A set of adaptive SNPs for drought stress has also been delimited as we expect that these SNPs could be used to analyze geographic population structure if clinal adaptation occurred (Li et al. 2019). These markers have been developed based on exome-seq of candidate genes identified by RNA-Seq (sequencing done by GATC Biotech AG) in a drought stress experiment (six ramets of a clone originated from tissue culture, three plants as control and drought stress each during flushing period). Read mappings were done with the STAR aligner (Dobin et al. 2013), reads were counted with htseq-count (Anders et al. 2015) and differential gene expression analysis was done with Deseq2 using the Wald test (Love et al. 2014). Differentially expressed genes (|log2fold change|> 2, FDR adjusted p-value < 0.05) assigned to significantly enriched drought stress-related Gene Ontology terms [gene set enrichment analysis with Cytoscape using the plugin Bingo Shannon et al. 2003; Maere et al. 2005)], were consequently examined with exome-seq of 26 phenotyped individuals (Table 1) (exome-seq done by GATC Biotech AG). All original 88,478 SNPs were based on the reference genome of Picea abies (Nystedt et al. 2013) (gene only scaffolds). SNPs were filtered and selected using SAS statistics software (9.4 TS Level 1M5), looking for significant differences in allele or genotype frequencies between the resistant and sensitive groups. This step also removed all SNPs with near-complete heterozygous genotypes that were likely to be paralogous SNPs. For genotyping in a first run with 96 samples (Tables 1 and S1), we used targeted GBS applying single primer enrichment technology (Barchi et al. 2019; Scaglione et al. 2019). Probe design for the selected 777 potentially adaptive SNPs and sequencing for 500 SNPs with most specific probes were done by LGC Genomics GmbH (service SeqSNP). 319 SNPs fulfilled the conditions with calling rates > 90% and minor allele frequencies higher than 1% and could be recommended for further use. 121 of these SNPs have been added to the preselected set originating from ddRADseq (Table S2).
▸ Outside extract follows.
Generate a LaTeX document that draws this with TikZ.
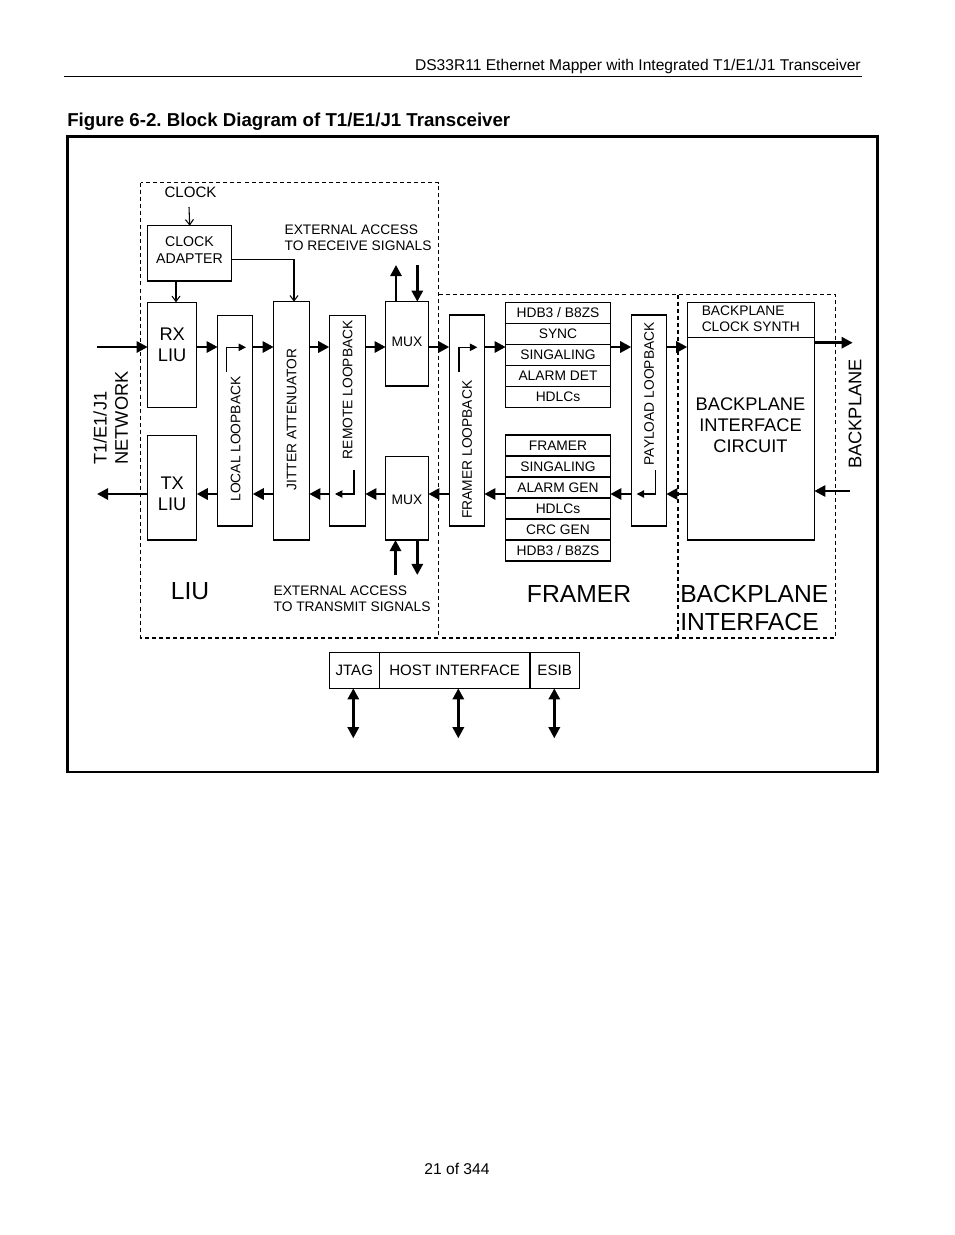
\documentclass[tikz,border=0pt]{standalone}
\usepackage{fontspec}
\setmainfont{Liberation Sans}
\usetikzlibrary{arrows.meta,calc}
\newcommand\ftS{\fontsize{10.35pt}{12pt}\selectfont}
\newcommand\ftM{\fontsize{11.3pt}{13pt}\selectfont}
\newcommand\ftL{\fontsize{13.7pt}{16pt}\selectfont}
\newcommand\ftH{\fontsize{18.5pt}{21pt}\selectfont}
\newcommand\ftHd{\fontsize{11.7pt}{14pt}\selectfont}
\newcommand\ftT{\fontsize{14pt}{16pt}\selectfont}
% \bxnode[style]{name}{x1}{y1}{x2}{y2}{text}
\newcommand\bxnode[7][]{\node[box,#1,minimum width={(#5-#3)*0.75pt},minimum height={(#6-#4)*0.75pt}] (#2) at ({(#3+#5)/2},{(#4+#6)/2}) {#7};}
\frenchspacing
\begin{document}
\begin{tikzpicture}[x=0.75pt,y=-0.75pt,
 box/.style={draw,line width=0.8pt,inner sep=0pt,outer sep=0pt,align=center,font=\ftS},
 rot/.style={rotate=90,inner sep=0pt,font=\ftS},
 txt/.style={inner sep=0pt,font=\ftS,align=left},
 bus/.style={line width=2pt,-{Triangle[length=8.3pt,width=8.3pt]}},
 bibus/.style={line width=2pt,{Triangle[length=8.3pt,width=8.3pt]}-{Triangle[length=8.3pt,width=8.3pt]}},
 thinarr/.style={line width=0.8pt,-{Straight Barb[length=4pt,width=6pt]}},
 looparr/.style={line width=0.8pt,-{Triangle[length=5.5pt,width=5.5pt]}},
 dashbox/.style={line width=0.8pt,dash pattern=on 3pt off 2.3pt},
]
\fill[white] (0,0) rectangle (954,1235);
\useasboundingbox (0,0) rectangle (954,1235);

% header
\node[anchor=base east,inner sep=0pt,font=\ftHd] (hdr) at (861,70) {DS33R11 Ethernet Mapper with Integrated T1/E1/J1 Transceiver};
\draw[line width=1.1pt] (64,76.5) -- (862,76.5);
\node[anchor=base west,inner sep=0pt,font=\ftT\bfseries] (ttl) at (67,126.5) {Figure 6-2. Block Diagram of T1/E1/J1 Transceiver};
\node[anchor=base,inner sep=0pt,font=\ftHd] (pg) at (457,1174.5) {21 of 344};

% outer frame
\draw[line width=1.6pt] (67.5,136.5) rectangle (877.5,772);

% dashed regions
\draw[dashbox] (140.7,182.5) rectangle (438.7,638);
\draw[dashbox] (438.7,294.5) -- (835.7,294.5) -- (835.7,638) -- (438.7,638);
\draw[dashbox] (678,294.5) -- (678,638);

% y levels and helper coordinates
\coordinate (yR) at (0,347);
\coordinate (yT) at (0,494);
\coordinate (yCk) at (0,259.3);
\coordinate (xCk) at (176,0);
\coordinate (xJa) at (294,0);

% LIU section
\node[txt,font=\ftM] (clk) at (190.5,192) {CLOCK};
\bxnode{clkad}{147.7}{225.7}{231.7}{281}{}
\node[inner sep=0pt,align=center,font=\fontsize{10.6pt}{12.5pt}\selectfont] (clkadt) at (189.5,250) {CLOCK\\ADAPTER};
\coordinate (clkA) at (189,207);
\bxnode{rxliu}{147.7}{302.3}{196.7}{407.3}{}
\node[inner sep=0pt,font=\ftL,align=center] (rxt) at (172.2,344.5) {RX\\LIU};
\bxnode{txliu}{147.7}{435.7}{196.7}{540}{}
\node[inner sep=0pt,font=\ftL,align=center] (txt1) at (172.2,493.5) {TX\\LIU};
\bxnode{locl}{217.7}{315.7}{252.7}{526}{}
\node[rot] (loclt) at (235.5,439) {LOCAL LOOPBACK};
\bxnode{jit}{273.7}{301.7}{309.3}{540}{}
\node[rot] (jitt) at (291.5,419.5) {JITTER ATTENUATOR};
\bxnode{reml}{329.3}{315.7}{365.3}{526}{}
\node[rot] (remlt) at (347.5,389.7) {REMOTE LOOPBACK};
\bxnode{muxr}{385.7}{301.7}{428.3}{386}{}
\node[txt] (muxrt) at (407,341.7) {MUX};
\bxnode{muxt}{385.7}{456.7}{428.3}{540}{}
\node[txt] (muxtt) at (407,500) {MUX};

\node[txt,anchor=west] (extr) at (284.3,238) {EXTERNAL ACCESS\\TO RECEIVE SIGNALS};
\node[txt,anchor=west] (extt) at (273.3,599) {EXTERNAL ACCESS\\TO TRANSMIT SIGNALS};
\coordinate (er1) at (396,265);
\coordinate (er2) at (417.3,265);
\coordinate (et1) at (395.5,575);
\coordinate (et2) at (417.3,575);

\node[inner sep=0pt,font=\ftH] (liul) at (190,591) {LIU};
\node[inner sep=0pt,font=\ftL,rotate=90,anchor=west] (net1) at (100,465) {T1/E1/J1};
\node[inner sep=0pt,font=\ftL,rotate=90,anchor=west] (net2) at (121.7,465) {NETWORK};
\coordinate (netin) at (96.7,347);
\coordinate (netout) at (97,494);

% FRAMER section
\bxnode{frl}{449.3}{315}{484.3}{526}{}
\node[rot] (frlt) at (467,449.7) {FRAMER LOOPBACK};
\bxnode{rs1}{505.7}{302.3}{610.3}{323.3}{HDB3 / B8ZS}
\bxnode{rs2}{505.7}{323.3}{610.3}{344.3}{SYNC}
\bxnode{rs3}{505.7}{344.3}{610.3}{365.3}{SINGALING}
\bxnode{rs4}{505.7}{365.3}{610.3}{386.3}{ALARM DET}
\bxnode{rs5}{505.7}{386.3}{610.3}{407.3}{HDLCs}
\bxnode{ts1}{505.7}{435}{610.3}{456}{FRAMER}
\bxnode{ts2}{505.7}{456}{610.3}{477}{SINGALING}
\bxnode{ts3}{505.7}{477}{610.3}{498}{ALARM GEN}
\bxnode{ts4}{505.7}{498}{610.3}{519}{HDLCs}
\bxnode{ts5}{505.7}{519}{610.3}{540}{CRC GEN}
\bxnode{ts6}{505.7}{540}{610.3}{561}{HDB3 / B8ZS}
\bxnode{pay}{631.3}{315}{666.3}{526}{}
\node[rot] (payt) at (649,393.8) {PAYLOAD LOOPBACK};
\node[inner sep=0pt,font=\ftH] (frml) at (579,594) {FRAMER};

% BACKPLANE section
\bxnode{bpcs}{687.3}{302.3}{814.3}{337.3}{}
\node[txt,anchor=west] (bpcst) at (701.5,318.5) {BACKPLANE\\CLOCK SYNTH};
\bxnode{bpic}{687.3}{337.3}{814.3}{540}{}
\node[inner sep=0pt,font=\fontsize{13.7pt}{15.75pt}\selectfont,align=center] (bpict) at (750.5,425.5) {BACKPLANE\\INTERFACE\\CIRCUIT};
\node[inner sep=0pt,font=\ftH,align=left,anchor=west] (bpil) at (680,608) {BACKPLANE\\INTERFACE};
\node[inner sep=0pt,font=\ftL,rotate=90] (bpl) at (855,414) {BACKPLANE};
\coordinate (bpout) at (852.7,342.7);
\coordinate (bpin) at (850,491);
\coordinate (yBo) at (0,342.7);
\coordinate (yBi) at (0,491);

% host interface
\bxnode[font=\ftM]{jtag}{329.3}{652.3}{379.3}{688.3}{JTAG}
\bxnode[font=\ftM]{host}{379.3}{652.3}{530}{688.3}{HOST INTERFACE}
\bxnode[font=\ftM]{esib}{530}{652.3}{579.3}{688.3}{ESIB}
\coordinate (hj) at (353.3,738.3);
\coordinate (hh) at (458.3,738.3);
\coordinate (he) at (554.3,738.3);

% clock connectors
\draw[thinarr] (clkA) -- (clkad.north);
\draw[thinarr] (clkad.south -| xCk) -- (rxliu.north -| xCk);
\draw[thinarr] (clkad.east |- yCk) -| (jit.north -| xJa);

% receive path
\draw[bus] (netin) -- (rxliu.west |- yR);
\draw[bus] (rxliu.east |- yR) -- (locl.west |- yR);
\draw[bus] (locl.east |- yR) -- (jit.west |- yR);
\draw[bus] (jit.east |- yR) -- (reml.west |- yR);
\draw[bus] (reml.east |- yR) -- (muxr.west |- yR);
\draw[bus] (muxr.east |- yR) -- (frl.west |- yR);
\draw[bus] (frl.east |- yR) -- (rs3.west |- yR);
\draw[bus] (rs3.east |- yR) -- (pay.west |- yR);
\draw[bus] (pay.east |- yR) -- (bpic.west |- yR);
\draw[bus] (bpic.east |- yBo) -- (bpout);

% transmit path
\draw[bus] (bpin) -- (bpic.east |- yBi);
\draw[bus] (bpic.west |- yT) -- (pay.east |- yT);
\draw[bus] (pay.west |- yT) -- (ts3.east |- yT);
\draw[bus] (ts3.west |- yT) -- (frl.east |- yT);
\draw[bus] (frl.west |- yT) -- (muxt.east |- yT);
\draw[bus] (muxt.west |- yT) -- (reml.east |- yT);
\draw[bus] (reml.west |- yT) -- (jit.east |- yT);
\draw[bus] (jit.west |- yT) -- (locl.east |- yT);
\draw[bus] (locl.west |- yT) -- (txliu.east |- yT);
\draw[bus] (txliu.west |- yT) -- (netout);

% external access
\draw[bus] (muxr.north -| er1) -- (er1);
\draw[bus] (er2) -- (muxr.north -| er2);
\draw[bus] (et1) -- (muxt.south -| et1);
\draw[bus] (muxt.south -| et2) -- (et2);

% host arrows
\draw[bibus] (jtag.south -| hj) -- (hj);
\draw[bibus] (host.south -| hh) -- (hh);
\draw[bibus] (esib.south -| he) -- (he);

% loopback symbols
\draw[looparr] (226.7,371.7) -- (226.7,347.3) -- (246,347.3);
\draw[looparr] (354,470) -- (354,494) -- (335,494);
\draw[looparr] (459,371.7) -- (459,347.3) -- (477.3,347.3);
\draw[looparr] (655.7,470) -- (655.7,494) -- (636.7,494);
\end{tikzpicture}
\end{document}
In total, 518 loci (397 loci from ddRADseq and 121 loci from exome-seq) represent a solid basis for further population genetic applications allowing to explore geographic population structure and adaptive genetic differentiation in the natural distribution range as well as outside of the native range of Picea abies. For further studies all SNPs, including flanking sequences (Table S3), as well as functional annotation of the adaptive SNPs are provided (Table S4).